Saturday, March 28, 2015

First Reviews

Three reviews of The Ash Burner have appeared.

- Kerryn Goldsworthy, writing for the Sydney Morning HeraldThe Age, and Canberra Times:

Kári Gíslason published a memoir in 2011, The Promise of Iceland, that tells the extraordinary story of his family history. You can sense some of that material still haunting him in his debut novel, the story of a young man called Ted whose father brought him to Australia as a little boy. Ted's mother is long dead. They now live in the town of Lion Head, somewhere on the coast between Sydney and Brisbane, and while recuperating in hospital from a near-drowning, Ted meets the young couple who will become the most intimate friends of his teenage and early adult years. This is a beautifully written novel about the intensities of youth and of mourning, and the strangeness and potential tragedy of young love. Its characters are vivid, its landscapes evocative, and its narrative given shape and power by the revelation at the end.
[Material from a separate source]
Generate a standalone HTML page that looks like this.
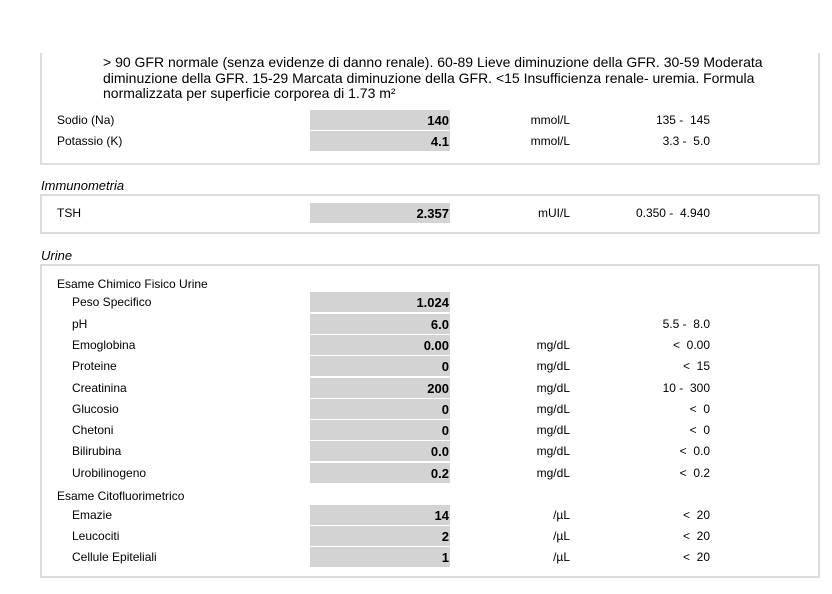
<!DOCTYPE html>
<html><head><meta charset="utf-8"><style>
body{margin:0;width:832px;height:594px;background:#fff;position:relative;overflow:hidden;font-family:"Liberation Sans",Arial,sans-serif;color:#000}
.box{position:absolute;border:2px solid #dcdcdc;box-sizing:border-box}
.t{position:absolute;font-size:12px;line-height:14px;white-space:nowrap}
.v{position:absolute;left:310px;width:140px;height:20px;background:#d3d3d3;font-size:13px;font-weight:bold;text-align:right;line-height:22px;box-sizing:border-box;padding-right:1px}
.u{position:absolute;width:100px;left:470px;text-align:right;font-size:12px}
.r{position:absolute;width:160px;left:550px;text-align:right;font-size:12px;white-space:pre}
.h{position:absolute;left:41px;font-size:13px;font-style:italic}
</style></head><body>
<div class="box" style="left:40px;top:53px;width:780px;height:112px;border-top:none"></div>
<div style="position:absolute;left:103px;top:55px;width:700px;font-size:14px;line-height:15.5px">&gt; 90 GFR normale (senza evidenze di danno renale). 60-89 Lieve diminuzione della GFR. 30-59 Moderata diminuzione della GFR. 15-29 Marcata diminuzione della GFR. &lt;15 Insufficienza renale- uremia. Formula normalizzata per superficie corporea di 1.73 m²</div>
<div class="h" style="top:178px">Immunometria</div>
<div class="box" style="left:40px;top:194px;width:780px;height:40px"></div>
<div class="h" style="top:248px">Urine</div>
<div class="box" style="left:40px;top:264px;width:780px;height:314px"></div>
<div id="rows"></div>
<script>
const names=["Sodio (Na)","Potassio (K)","TSH","Esame Chimico Fisico Urine","Peso Specifico","pH","Emoglobina","Proteine","Creatinina","Glucosio","Chetoni","Bilirubina","Urobilinogeno","Esame Citofluorimetrico","Emazie","Leucociti","Cellule Epiteliali"];
const values=["140","4.1","2.357",null,"1.024","6.0","0.00","0","200","0","0","0.0","0.2",null,"14","2","1"];
const units=["mmol/L","mmol/L","mUI/L","","","","mg/dL","mg/dL","mg/dL","mg/dL","mg/dL","mg/dL","mg/dL","","/µL","/µL","/µL"];
const ranges=["135 -  145","3.3 -  5.0","0.350 -  4.940","","","5.5 -  8.0","<  0.00","<  15","10 -  300","<  0","<  0","<  0.0","<  0.2","","<  20","<  20","<  20"];
const tops=[110,131,203,274,292,314,335,356,378,399,420,441,463,486,505,526,547];
const indent=[57,57,57,57,72,72,72,72,72,72,72,72,72,57,72,72,72];
const c=document.getElementById('rows');
names.forEach((n,i)=>{
 const y=tops[i];
 const l=document.createElement('div');l.className='t';l.style.left=indent[i]+'px';l.style.top=(y+3)+'px';l.textContent=n;
 
 
 c.appendChild(l);
 if(values[i]!==null){
  const v=document.createElement('div');v.className='v';v.style.top=y+'px';v.textContent=values[i];
  
  
  c.appendChild(v);
 }
 if(units[i]){const u=document.createElement('div');u.className='u';u.style.top=(y+3)+'px';u.textContent=units[i];
  
  
  c.appendChild(u);}
 if(ranges[i]){const r=document.createElement('div');r.className='r';r.style.top=(y+3)+'px';r.textContent=ranges[i];
  
  
  c.appendChild(r);}
});
</script>
</body></html>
- Chris Somerville, in Readings:

Midway through the book, a character, on the eve of his departure from his hometown, insists that his best friend Ted write him letters. ‘He thought you could say a lot more that way,’ Ted tells us, ‘that email was inferior.’ This attitude runs though the entirety of The Ash Burner; though it’s set in modern Australia, its sensibilities lie much more in the past. There are no actual spirits here, but nevertheless this is a novel that’s supremely haunted.

It begins with the teenage Ted throwing himself into the ocean, with a half-sense that he’ll somehow be able to find his dead mother. He’s swept onto the rocks, badly hurt, and pulled out by his father. While recuperating in hospital, Ted meets Anthony, a boy a few years ahead of him at school, and Claire, Anthony’s girlfriend.

The increasingly intense friendship between the three of them forms the bulk of the narrative, with Ted somewhat in awe of both of them and taking part in their plans to leave the town of Lion’s Head and move to Sydney. The story spans years, and though there is a quietness and subtlety to the characters’ relationships (Ted is criticised on several occasions for being far too serious) the narrative does take some surprising turns, with one of the novel’s final revelations hitting the right balance of being both shocking and wholly believable.

In Gíslason’s first book, a memoir
The Promise of Iceland, he showed that he was a nuanced writer, and here, with The Ash Burner, he has again shown his skill at mapping the subtle shifts in our lives. It’s a thoughtful work that should leave an impression long after it’s put down.

- Angie Andrewes, for Books and Publishing:

The Ash Burner is an insightful coming-of-age novel featuring a protagonist who is infinitely appealing. It grounds itself firmly in the art world and will appeal to fans of Craig Silvey’s Jasper Jones, Emily Bitto’s The Strays and Krissy Kneen’s Steeplechase.